In Nashville, Landmark Equity Policy Redefines Business as Usual
In January, the Nashville Metro Council unanimously passed legislation to increase the number of city contracts awarded to minority- and women-owned businesses.
“This is a big move for the city,” Ashford Hughes says of the new law — called the Equal Business Opportunity ordinance — which established procurement goals based on race and gender. “It’s a first step toward including more of the city’s residents in the opportunities Nashville has to offer.”
Beyond serving as the chief diversity, equity and inclusion officer for Nashville Mayor David Briley’s office, Hughes is also involved in the Annie E. Casey Foundation’s Southern Cities for Economic Inclusion initiative. Started in 2015, the seven-city initiative aims to expand job opportunities, increase wealth and boost wages for people of color and those in low-income communities. The cohort’s members all hail from the South, representing Asheville and Charlotte, North Carolina; Atlanta; Memphis and Nashville, Tennessee; New Orleans; and Richmond, Virginia.
Since the initiative’s launch, Casey has facilitated peer-learning sessions and helped participants develop inclusive policies, such as prioritizing local hiring and strengthening contracting. Adopting such practices is a priority in the South, where racism and segregation have left behind many people of color and suppressed economic mobility.
“It’s great to learn from such smart, dedicated colleagues about how they’ve expanded economic inclusion,” says Hughes of his experience working with leaders from the other six cities. “It makes it feel like Nashville is not doing this alone.”

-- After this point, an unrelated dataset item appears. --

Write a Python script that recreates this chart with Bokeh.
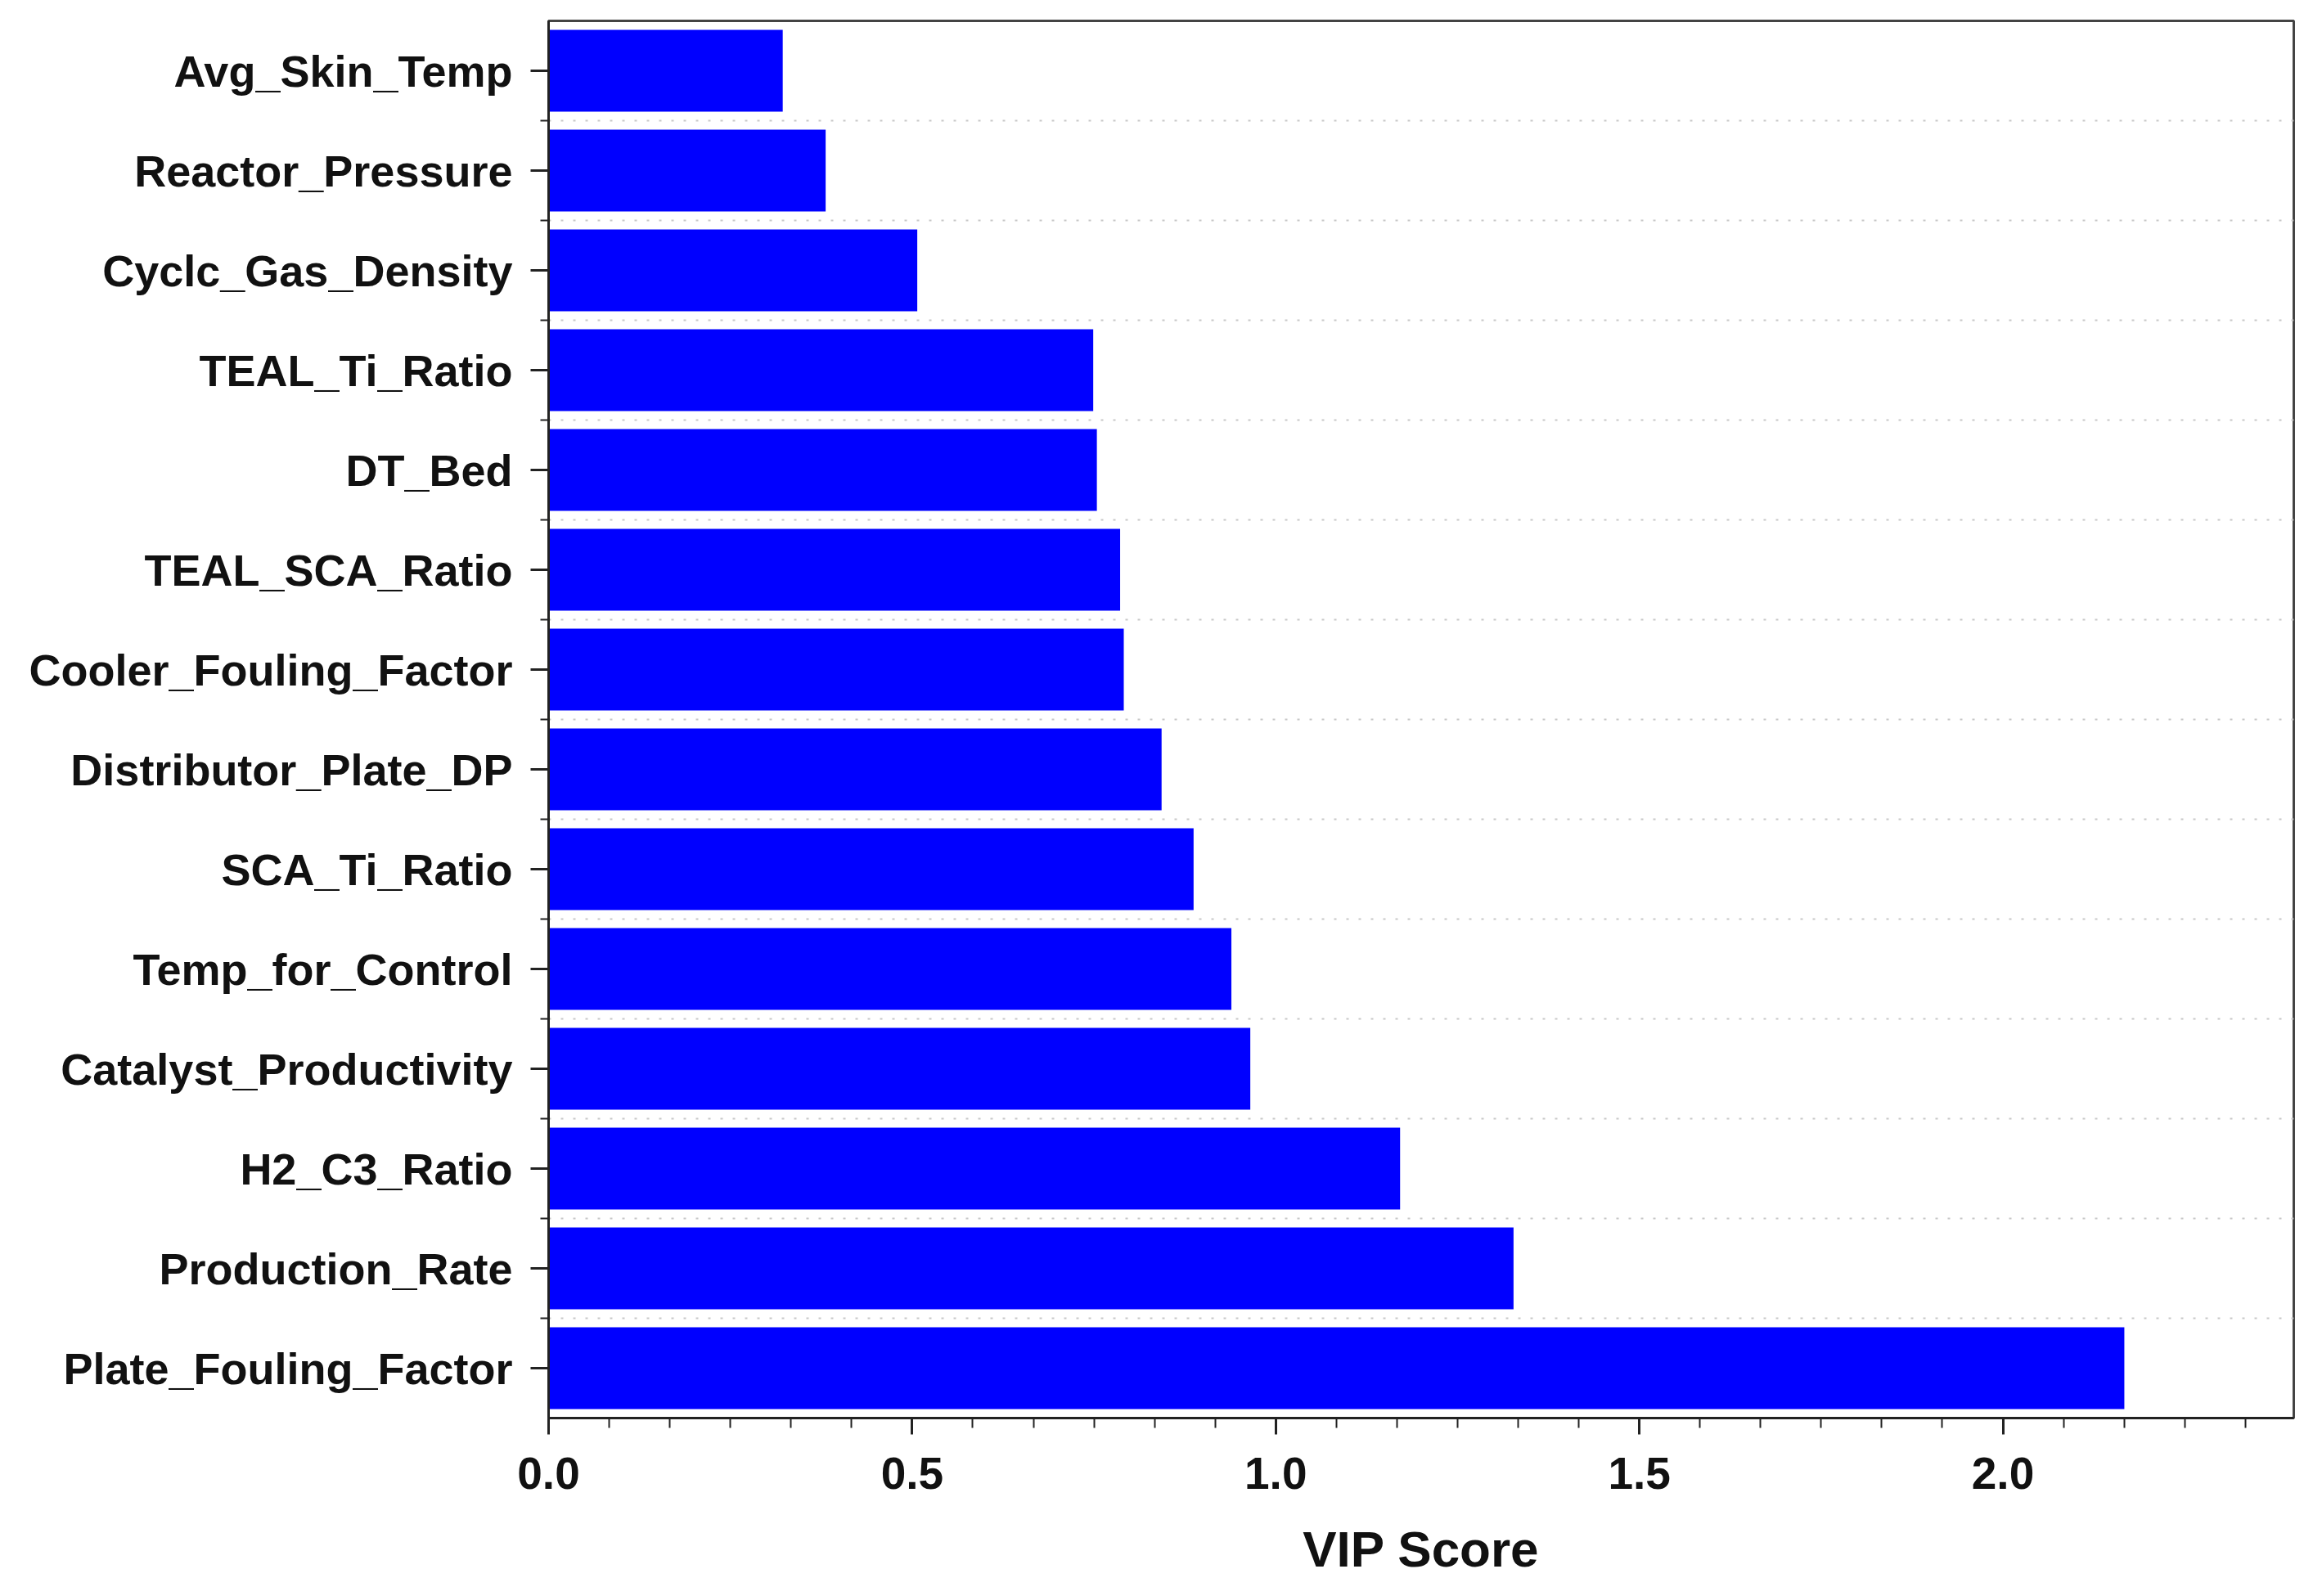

Some lessons that the group has learned, according to Hughes, include:
- Produce good data to drive good policy, including reports that measure disparities and offer recommendations for how to address them;
- Educate decision-makers quickly, providing them with key data and context for why economic-inclusion polices are needed
- Give minority businesses a voice, so that they can help guide policy proposals by sharing their concerns and highlighting the challenges that they face.
“Victories like Nashville’s show what can be accomplished when cities take what they’ve learned in the cohort and act,” says Scot Spencer, associate director of advocacy and influence at the Casey Foundation. “We want to share these lessons so other regions can use them to develop their own policies and practices to advance economic inclusion.”